#### SUPPLIED INFORMATION:
════════════════════

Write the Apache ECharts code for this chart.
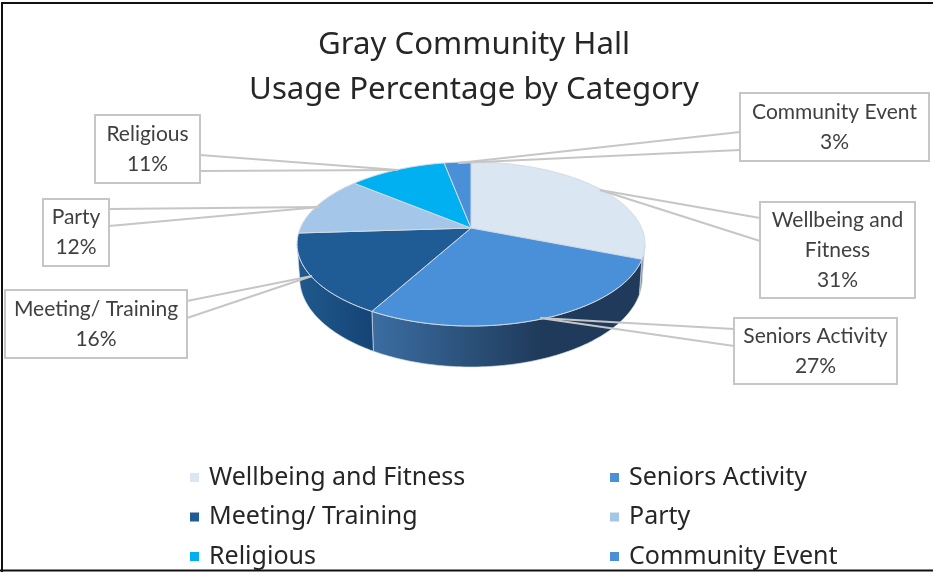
<!DOCTYPE html>
<html><head><meta charset="utf-8">
<style>html,body{margin:0;padding:0;background:#fff}#c{width:933px;height:572px}</style>
<script src="https://cdn.jsdelivr.net/npm/echarts@6/dist/echarts.min.js"></script>
</head><body><div id="c"></div>
<script>
// ---- data ----
const categories = ['Wellbeing and Fitness','Seniors Activity','Meeting/ Training','Party','Religious','Community Event'];
const shares = [31,27,16,12,11,3];
const labelLines = [['Wellbeing and','Fitness'],['Seniors Activity'],['Meeting/ Training'],['Party'],['Religious'],['Community Event']];
const titleLines = ['Gray Community Hall','Usage Percentage by Category'];
// ---- style ----
const topColors = ['#dae6f2','#4a90d9','#1f5c96','#a4c6e8','#00b0f0','#4a90d9'];
const grad = (stops)=>({type:'linear',x:0,y:0,x2:1,y2:0,colorStops:stops});
const wallFills = [
  '#7f8fa3',
  grad([{offset:0,color:'#3b6ea3'},{offset:.63,color:'#1f3a5a'},{offset:1,color:'#1f3a5a'}]),
  grad([{offset:0,color:'#205a8e'},{offset:1,color:'#154375'}]),
  '#6f8fb0','#0080b0','#33689c'];
// ---- projection of the pie disc (perspective tilt) ----
const P = {cx:471, cy:228, rx:170.6, ry:78.9, k:0.195, wall:33, bottomScale:0.985};
const deg = Math.PI/180;
function discTop(a){const u=Math.sin(a*deg),v=-Math.cos(a*deg),w=1-P.k*v;
  return [P.cx+P.rx*u/w,P.cy+P.ry*v/w];}
function discBottom(a){const v=-Math.cos(a*deg),w=1-P.k*v,p=discTop(a);
  return [P.cx+(p[0]-P.cx)*P.bottomScale,p[1]+P.wall/w];}
const total = shares.reduce((s,x)=>s+x,0);
const silhouette = [Math.acos(-P.k)/deg, 360-Math.acos(-P.k)/deg];
function arc(fn,a0,a1){const n=Math.max(2,Math.ceil(Math.abs(a1-a0))),r=[];
  for(let i=0;i<=n;i++)r.push(fn(a0+(a1-a0)*i/n));return r;}
function renderSlice(params,api){
  const i=params.seriesIndex;
  const before=shares.slice(0,i).reduce((s,x)=>s+x,0);
  const a0=before/total*360,a1=a0+api.value(0)/total*360;
  const children=[];
  const w0=Math.max(a0,silhouette[0]),w1=Math.min(a1,silhouette[1]);
  if(w1>w0){
    children.push({type:'polygon',
      shape:{points:arc(discTop,w0,w1).concat(arc(discBottom,w1,w0))},
      style:{fill:wallFills[i],stroke:'rgba(215,222,230,0.65)',lineWidth:1}});
  }
  children.push({type:'polygon',
    shape:{points:[[P.cx,P.cy]].concat(arc(discTop,a0,a1))},
    style:{fill:topColors[i],stroke:'#d4dbe3',lineWidth:1,lineJoin:'round'}});
  return {type:'group',children};
}
// ---- callouts layout, same order as categories ----
const boxes = [
 {x:760,y:202,w:155,h:96,a:[600,190],l:[[760,218],[760,241]]},
 {x:734,y:318,w:163,h:66,a:[540,318],l:[[734,329],[734,346]]},
 {x:5,y:290,w:182,h:68,a:[312,276],l:[[187,301],[187,318]]},
 {x:43,y:199,w:66,h:67,a:[320,207],l:[[109,209],[109,226]]},
 {x:95,y:115,w:105,h:68,a:[398,170],l:[[200,155],[200,171]]},
 {x:740,y:93,w:189,h:68,a:[458,163],l:[[740,132],[740,150]]}
];
const lineH=30;
const lineColor='#c6c6c6';
const graphics=[
 {type:'polyline',z:1,silent:true,shape:{points:[[2,572],[2,3],[933,3]]},style:{fill:'none',stroke:'#111',lineWidth:2}},
 {type:'line',z:1,silent:true,shape:{x1:0,y1:570.5,x2:933,y2:570.5},style:{stroke:'#111',lineWidth:2}}
];
boxes.forEach((b,i)=>{
  b.l.forEach(p=>graphics.push({type:'polyline',z:100,silent:true,shape:{points:[p,b.a]},style:{stroke:lineColor,lineWidth:2,fill:'none'}}));
  graphics.push({type:'rect',z:101,silent:true,shape:{x:b.x,y:b.y,width:b.w,height:b.h},style:{fill:'#fff',stroke:lineColor,lineWidth:2}});
  const lines=labelLines[i].concat([shares[i]+'%']);
  graphics.push({type:'text',z:102,silent:true,x:b.x+b.w/2,y:b.y+b.h/2,
    style:{text:lines.join('\n'),align:'center',verticalAlign:'middle',lineHeight:lineH,
      font:'21px Lato, sans-serif',fill:'#404040'}});
});
const legendBase={orient:'vertical',itemWidth:9,itemHeight:9,itemGap:14.5,icon:'rect',selectedMode:false,
  textStyle:{fontFamily:'"Noto Sans", sans-serif',fontSize:25,color:'#262626',lineHeight:25,padding:[0,0,0,5]},padding:0};
const chart=echarts.init(document.getElementById('c'),null,{renderer:'canvas'});
chart.setOption({
  animation:false,backgroundColor:'#fff',
  title:{text:titleLines.join('\n'),left:474,top:23,padding:0,textAlign:'center',
    textStyle:{fontFamily:'"Noto Sans", sans-serif',fontWeight:'normal',fontSize:31.2,lineHeight:45,color:'#262626'}},
  tooltip:{show:false},
  legend:[
    Object.assign({},legendBase,{left:190,top:465,data:categories.filter((c,i)=>i%2==0)}),
    Object.assign({},legendBase,{left:610,top:465,data:categories.filter((c,i)=>i%2==1)})
  ],
  graphic:graphics,
  series:categories.map((name,i)=>({type:'custom',name,coordinateSystem:'none',
    itemStyle:{color:topColors[i]},renderItem:renderSlice,data:[[shares[i]]],silent:true}))
});
</script></body></html>
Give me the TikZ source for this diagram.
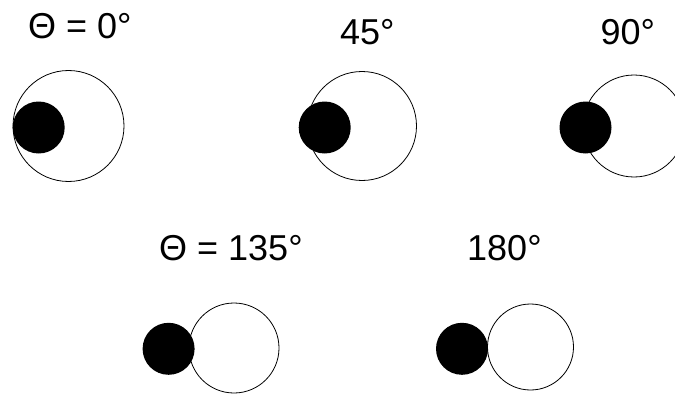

════════════════════

#### EXERCISE REQUIREMENTS:
What is needed is an exact reproduction of the data, pictures excluded.

#### RESULT OF THE TASK:
Write the Apache ECharts code for this chart.
<!DOCTYPE html>
<html><head><meta charset="utf-8">
<style>html,body{margin:0;padding:0;background:#fff}#c{width:933px;height:572px}</style>
<script src="https://cdn.jsdelivr.net/npm/echarts@6/dist/echarts.min.js"></script>
</head><body><div id="c"></div>
<script>
// ---- data ----
const categories = ['Wellbeing and Fitness','Seniors Activity','Meeting/ Training','Party','Religious','Community Event'];
const shares = [31,27,16,12,11,3];
const labelLines = [['Wellbeing and','Fitness'],['Seniors Activity'],['Meeting/ Training'],['Party'],['Religious'],['Community Event']];
const titleLines = ['Gray Community Hall','Usage Percentage by Category'];
// ---- style ----
const topColors = ['#dae6f2','#4a90d9','#1f5c96','#a4c6e8','#00b0f0','#4a90d9'];
const grad = (stops)=>({type:'linear',x:0,y:0,x2:1,y2:0,colorStops:stops});
const wallFills = [
  '#7f8fa3',
  grad([{offset:0,color:'#3b6ea3'},{offset:.63,color:'#1f3a5a'},{offset:1,color:'#1f3a5a'}]),
  grad([{offset:0,color:'#205a8e'},{offset:1,color:'#154375'}]),
  '#6f8fb0','#0080b0','#33689c'];
// ---- projection of the pie disc (perspective tilt) ----
const P = {cx:471, cy:228, rx:170.6, ry:78.9, k:0.195, wall:33, bottomScale:0.985};
const deg = Math.PI/180;
function discTop(a){const u=Math.sin(a*deg),v=-Math.cos(a*deg),w=1-P.k*v;
  return [P.cx+P.rx*u/w,P.cy+P.ry*v/w];}
function discBottom(a){const v=-Math.cos(a*deg),w=1-P.k*v,p=discTop(a);
  return [P.cx+(p[0]-P.cx)*P.bottomScale,p[1]+P.wall/w];}
const total = shares.reduce((s,x)=>s+x,0);
const silhouette = [Math.acos(-P.k)/deg, 360-Math.acos(-P.k)/deg];
function arc(fn,a0,a1){const n=Math.max(2,Math.ceil(Math.abs(a1-a0))),r=[];
  for(let i=0;i<=n;i++)r.push(fn(a0+(a1-a0)*i/n));return r;}
function renderSlice(params,api){
  const i=params.seriesIndex;
  const before=shares.slice(0,i).reduce((s,x)=>s+x,0);
  const a0=before/total*360,a1=a0+api.value(0)/total*360;
  const children=[];
  const w0=Math.max(a0,silhouette[0]),w1=Math.min(a1,silhouette[1]);
  if(w1>w0){
    children.push({type:'polygon',
      shape:{points:arc(discTop,w0,w1).concat(arc(discBottom,w1,w0))},
      style:{fill:wallFills[i],stroke:'rgba(215,222,230,0.65)',lineWidth:1}});
  }
  children.push({type:'polygon',
    shape:{points:[[P.cx,P.cy]].concat(arc(discTop,a0,a1))},
    style:{fill:topColors[i],stroke:'#d4dbe3',lineWidth:1,lineJoin:'round'}});
  return {type:'group',children};
}
// ---- callouts layout, same order as categories ----
const boxes = [
 {x:760,y:202,w:155,h:96,a:[600,190],l:[[760,218],[760,241]]},
 {x:734,y:318,w:163,h:66,a:[540,318],l:[[734,329],[734,346]]},
 {x:5,y:290,w:182,h:68,a:[312,276],l:[[187,301],[187,318]]},
 {x:43,y:199,w:66,h:67,a:[320,207],l:[[109,209],[109,226]]},
 {x:95,y:115,w:105,h:68,a:[398,170],l:[[200,155],[200,171]]},
 {x:740,y:93,w:189,h:68,a:[458,163],l:[[740,132],[740,150]]}
];
const lineH=30;
const lineColor='#c6c6c6';
const graphics=[
 {type:'polyline',z:1,silent:true,shape:{points:[[2,572],[2,3],[933,3]]},style:{fill:'none',stroke:'#111',lineWidth:2}},
 {type:'line',z:1,silent:true,shape:{x1:0,y1:570.5,x2:933,y2:570.5},style:{stroke:'#111',lineWidth:2}}
];
boxes.forEach((b,i)=>{
  b.l.forEach(p=>graphics.push({type:'polyline',z:100,silent:true,shape:{points:[p,b.a]},style:{stroke:lineColor,lineWidth:2,fill:'none'}}));
  graphics.push({type:'rect',z:101,silent:true,shape:{x:b.x,y:b.y,width:b.w,height:b.h},style:{fill:'#fff',stroke:lineColor,lineWidth:2}});
  const lines=labelLines[i].concat([shares[i]+'%']);
  graphics.push({type:'text',z:102,silent:true,x:b.x+b.w/2,y:b.y+b.h/2,
    style:{text:lines.join('\n'),align:'center',verticalAlign:'middle',lineHeight:lineH,
      font:'21px Lato, sans-serif',fill:'#404040'}});
});
const legendBase={orient:'vertical',itemWidth:9,itemHeight:9,itemGap:14.5,icon:'rect',selectedMode:false,
  textStyle:{fontFamily:'"Noto Sans", sans-serif',fontSize:25,color:'#262626',lineHeight:25,padding:[0,0,0,5]},padding:0};
const chart=echarts.init(document.getElementById('c'),null,{renderer:'canvas'});
chart.setOption({
  animation:false,backgroundColor:'#fff',
  title:{text:titleLines.join('\n'),left:474,top:23,padding:0,textAlign:'center',
    textStyle:{fontFamily:'"Noto Sans", sans-serif',fontWeight:'normal',fontSize:31.2,lineHeight:45,color:'#262626'}},
  tooltip:{show:false},
  legend:[
    Object.assign({},legendBase,{left:190,top:465,data:categories.filter((c,i)=>i%2==0)}),
    Object.assign({},legendBase,{left:610,top:465,data:categories.filter((c,i)=>i%2==1)})
  ],
  graphic:graphics,
  series:categories.map((name,i)=>({type:'custom',name,coordinateSystem:'none',
    itemStyle:{color:topColors[i]},renderItem:renderSlice,data:[[shares[i]]],silent:true}))
});
</script></body></html>
Give me the TikZ source for this diagram.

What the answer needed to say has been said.